Tattered Cover's September Book of the Month; A Mystery Book Talk
"A gripping OWN Voices mystery set on a South Dakota reservation, that leads our hero all the way to Denver, right to Colfax Ave! It'll keep you on the edge of your seat the whole time, flipping pages until you get to the shocking ending." -Mikaley Osley, Director of Marketing and Events
Virgil Wounded Horse is the local enforcer on the Rosebud Indian Reservation in South Dakota. When justice is denied by the American legal system or the tribal council, Virgil is hired to deliver his own punishment, the kind that’s hard to forget. But when heroin makes its way into the reservation and finds Virgil’s nephew, his vigilantism suddenly becomes personal. He enlists the help of his ex-girlfriend and sets out to learn where the drugs are coming from, and how to make them stop.
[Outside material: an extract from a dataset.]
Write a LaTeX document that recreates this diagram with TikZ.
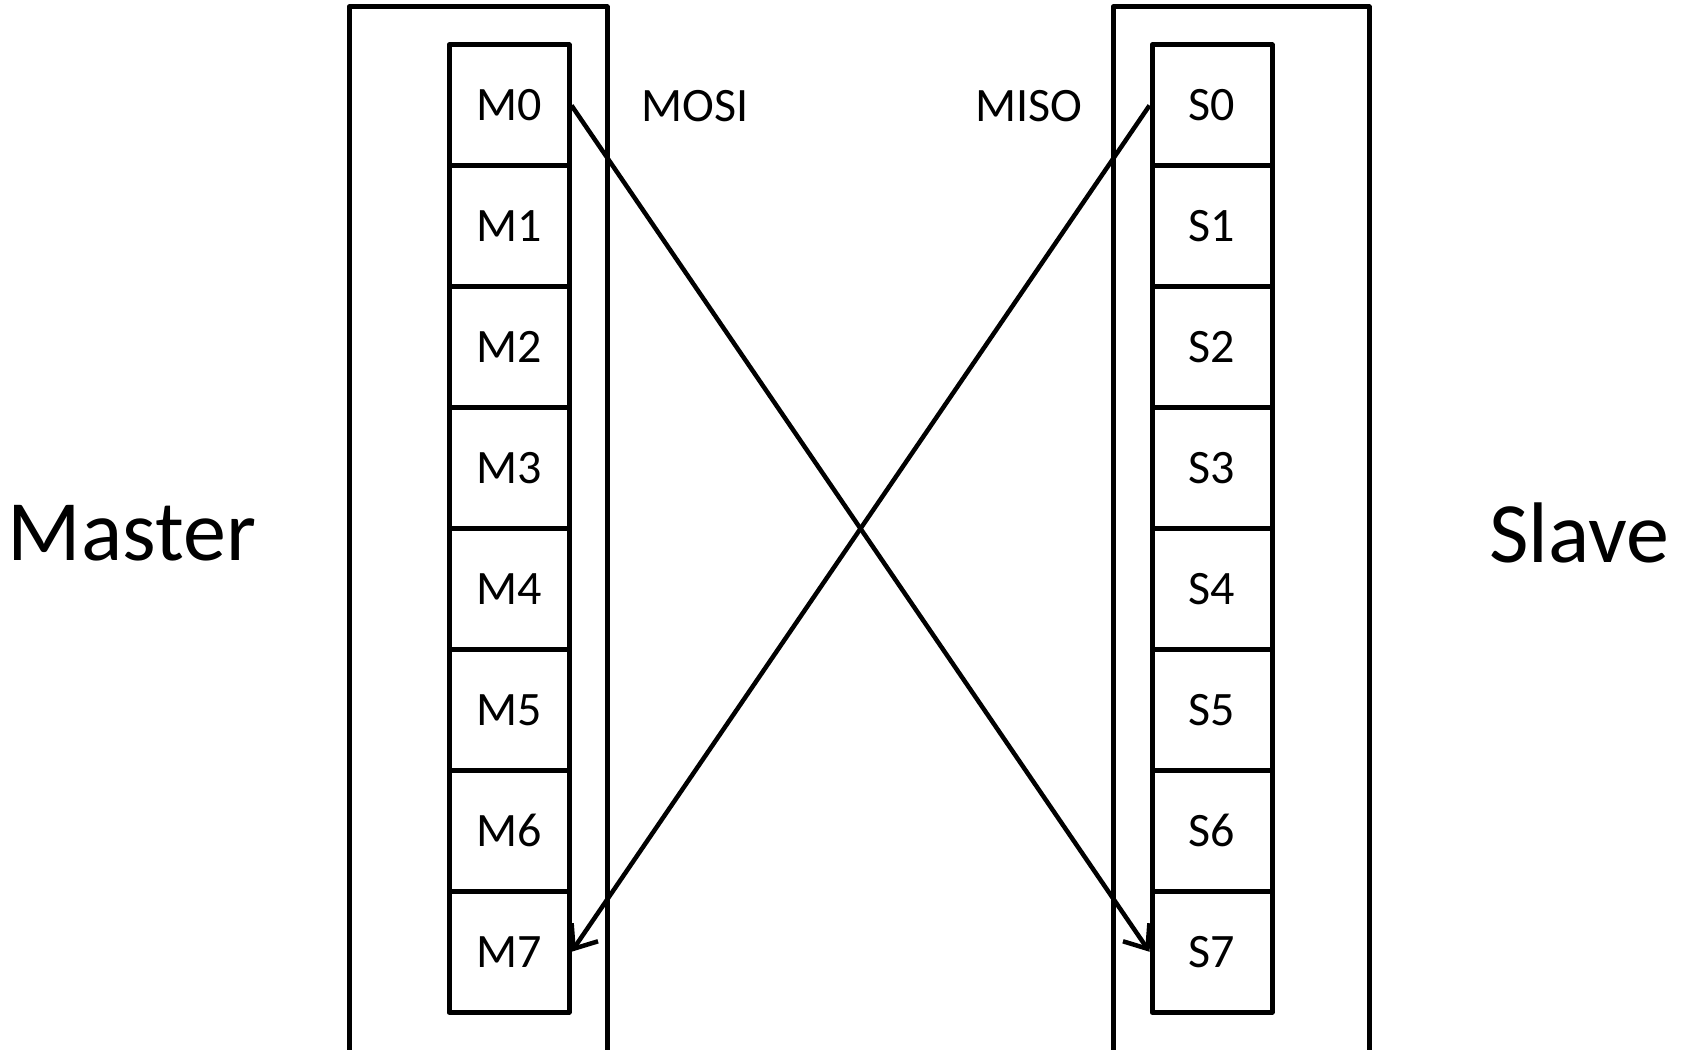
\documentclass[tikz,border=0pt]{standalone}
\usepackage{fontspec}
\setmainfont{Carlito}
\usetikzlibrary{arrows.meta}
\begin{document}
\begin{tikzpicture}[x=1pt,y=-1pt,
  line width=5pt, line join=round,
  cell/.style={draw, minimum width=120pt, minimum height=120.9pt, inner sep=0pt,
    font=\fontsize{48}{54}\selectfont},
  sig/.style={font=\fontsize{48}{54}\selectfont},
  side/.style={font=\fontsize{86}{96}\selectfont},
  link/.style={line width=4.5pt, -{Straight Barb[length=20pt,width=32pt,line width=4.5pt]}}]
  \useasboundingbox (0,0) rectangle (1688,1049);
  % outer frames, running off the bottom edge
  \draw (349,1060) -- (349,7) -- (607,7) -- (607,1060);
  \draw (1113,1060) -- (1113,7) -- (1369,7) -- (1369,1060);
  % shift-register cells
  \foreach \i in {0,...,7}{
    \node[cell] (m\i) at (509,{45+120.9*\i+60.45}) {M\i};
    \node[cell] (s\i) at (1212,{45+120.9*\i+60.45}) {S\i};
  }
  % signal labels
  \node[sig] (mosi) at (695,106) {MOSI};
  \node[sig] (miso) at (1029,106) {MISO};
  % side labels
  \node[side] (master) at (132,533) {Master};
  \node[side] (slave) at (1579,533) {Slave};
  % data lines
  \draw[link] (m0.east) -- (s7.west);
  \draw[link] (s0.west) -- (m7.east);
\end{tikzpicture}
\end{document}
They follow a lead to Denver and find that drug cartels are rapidly expanding and forming new and terrifying alliances. And back on the reservation, a new tribal council initiative raises uncomfortable questions about money and power. As Virgil starts to link the pieces together, he must face his own demons and reclaim his Native identity. He realizes that being a Native American in the twenty-first century comes at an incredible cost.
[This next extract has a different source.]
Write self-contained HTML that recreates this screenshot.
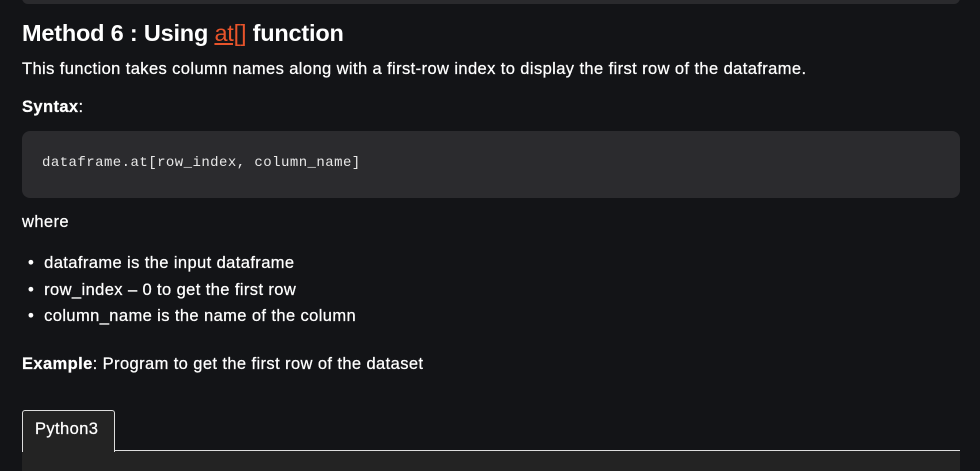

Winter Counts is a tour-de-force of crime fiction, a bracingly honest look at a long-ignored part of American life, and a twisting, turning story that’s as deeply rendered as it is thrilling.
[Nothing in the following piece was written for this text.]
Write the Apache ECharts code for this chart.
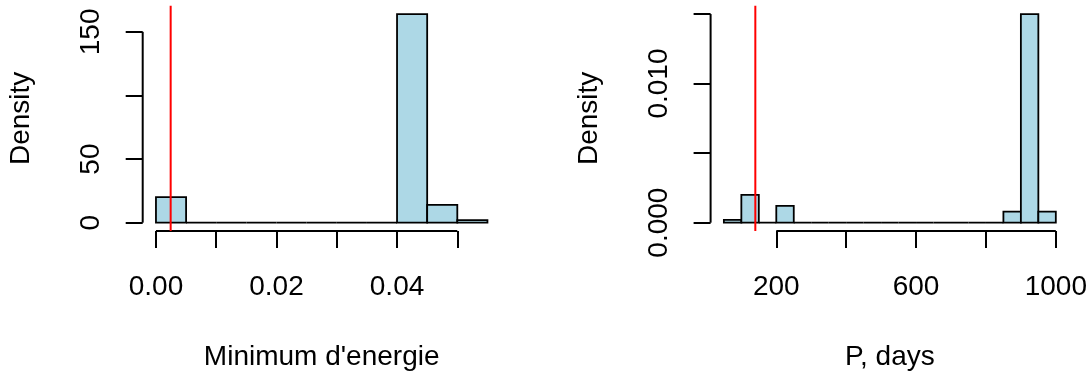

David Heska Wanbli Weiden, an enrolled member of the Sicangu Lakota nation, is the author of the novel Winter Counts (Ecco/HarperCollins, 2020) and the children’s book Spotted Tail (Reycraft, 2019), winner of the 2020 Spur Award from the Western Writers of America and finalist for the Colorado Book Awards. His work appears in the New York Times, Shenandoah, Yellow Medicine Review, Transmotion, the Criminal Class Review, and other magazines. He’s the recipient of a MacDowell Colony Fellowship, a Ragdale Foundation residency, the PEN America Writing for Justice Fellowship, and was a Tin House Scholar. He received his MFA from the Institute of American Indian Arts, and is professor of Native American studies at Metropolitan State University of Denver.